"
Clodius, pale with anger, called out, "Who is murdering the people with
famine?" A thousand throats answered, "Pompey!" "Who wants to go to
Alexandria?" "Pompey!" they shouted again. "And whom do you want to go?"
"Crassus!" they cried. Passion had risen too high for words. The Clodians
began to spit on the Milonians. The Milonians drew swords and cut the
heads of the Clodians. The working men, being unarmed, got the worst of
the conflict; and Clodius was flung from the Rostra. The Senate was
summoned to call Pompey to account. Cicero went off home, wishing to
defend Pompey, but wishing also not to offend the "good" party, who were
clamorous against him. That evening nothing could be done. Two days after
the Senate met again; Cato abused Pompey, and praised Cicero much against
Cicero's will, who was anxious to stand well with Pompey. Pompey accused
Cato and Crassus of a conspiracy to murder him. In fact, as Cicero said,
Pompey had just then no friend in any party. The mob was estranged from
him, the noble lords hated him, the Senate did not like him, the patrician
youth insulted him, and he was driven to bring up friends from the country
to protect his life.
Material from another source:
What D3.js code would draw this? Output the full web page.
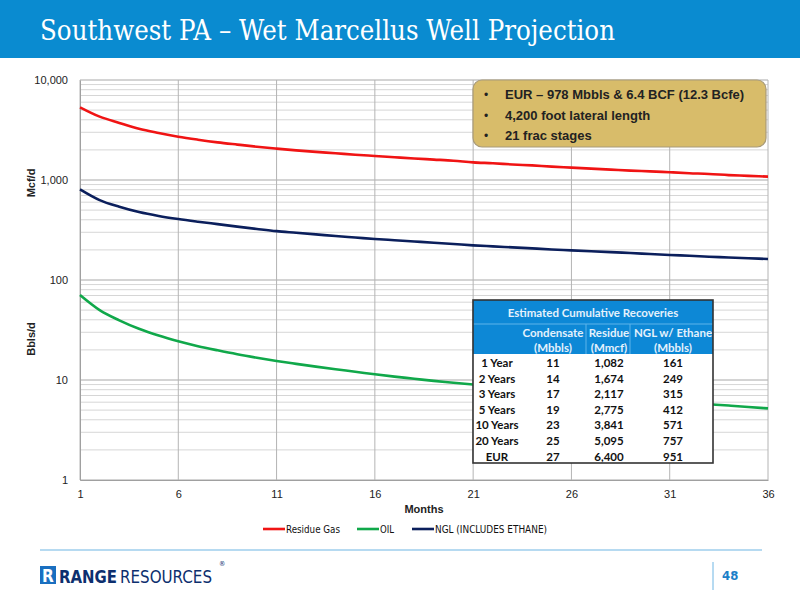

All sides were mustering their forces in view of an
impending fight.[13]
It would be wasted labor to trace minutely the particulars of so miserable
a scene, or the motives of the principal actors in it--Pompey, bound to
Caesar by engagement and conviction, yet jealous of his growing fame,
without political conviction of his own, and only conscious that his
weight in the State no longer corresponded to his own estimate of his
merits--Clodius at the head of the starving mob, representing mere
anarchy, and nourishing an implacable hate against Cicero--Cicero, anxious
for his own safety, knowing now that he had made enemies of half the
Senate, watching how the balance of factions would go, and dimly conscious
that the sword would have to decide it, clinging, therefore, to Pompey,
whose military abilities his civilian ignorance considered supereminent--
Cato, a virtuous fanatic, narrow, passionate, with a vein of vanity,
regarding all ways as wrong but his own, and thinking all men who would
not walk as he prescribed wicked as well as mistaken--the rest of the
aristocracy scuffling for the plunder of Egypt, or engaged in other
enterprises not more creditable--the streets given over to the factions--
the elections the alternate prize of bribery or violence, and consulates
and praetorships falling to men more than half of whom, if Cicero can be
but moderately believed, deserved to be crucified.